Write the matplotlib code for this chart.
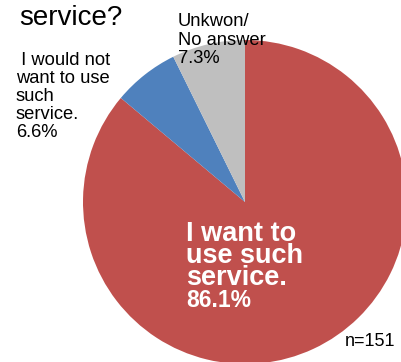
import matplotlib.pyplot as plt

plt.rcParams['font.family'] = ['Liberation Sans', 'DejaVu Sans']

# Données du graphique
categories = ['I want to use such service.', 'I would not want to use such service.', 'Unkwon/ No answer']
shares = [86.1, 6.6, 7.3]
colors = ['#C0504D', '#4F81BD', '#BFBFBF']
n_total = 151

W, H = 401, 362
fig = plt.figure(figsize=(W / 100, H / 100), dpi=100)
ax = fig.add_axes([0, 0, 1, 1])

# Camembert (sens horaire depuis le haut)
ax.pie(shares, colors=colors, startangle=90, counterclock=False,
       center=(245, 160), radius=162)
ax.set_xlim(0, W)
ax.set_ylim(0, H)
ax.set_aspect('equal')
ax.set_axis_off()

# Titre (coupé en haut)
ax.text(19, 337, 'service?', fontsize=20, ha='left', va='baseline', color='black')

# Etiquettes (va='baseline' -> ligne du bas)
ax.text(16, 225, ' I would not\nwant to use\nsuch\nservice.\n%.1f%%' % shares[1],
        fontsize=13.2, ha='left', va='baseline', linespacing=1.07, color='black')
ax.text(178, 299, 'Unkwon/\nNo answer\n%.1f%%' % shares[2],
        fontsize=13.2, ha='left', va='baseline', linespacing=1.1, color='black')
ax.text(186, 77, 'I want to\nuse such\nservice.',
        fontsize=19.5, fontweight='bold', ha='left', va='baseline',
        linespacing=0.8, color='white')
ax.text(186, 55, '%.1f%%' % shares[0],
        fontsize=16.5, fontweight='bold', ha='left', va='baseline', color='white')

ax.text(395, 16, 'n=%d' % n_total, fontsize=13, ha='right', va='baseline', color='black')

plt.savefig('out.png', dpi=100)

▸ **TASK OBJECTIVE**:
Return only the lines from the start of the data through the line that contains "plt.rcParams['font.family'] = ['Liberation", please, copying them exactly and omitting all pictures.

▸ **OUTPUT**:
Write the matplotlib code for this chart.
import matplotlib.pyplot as plt

plt.rcParams['font.family'] = ['Liberation Sans', 'DejaVu Sans']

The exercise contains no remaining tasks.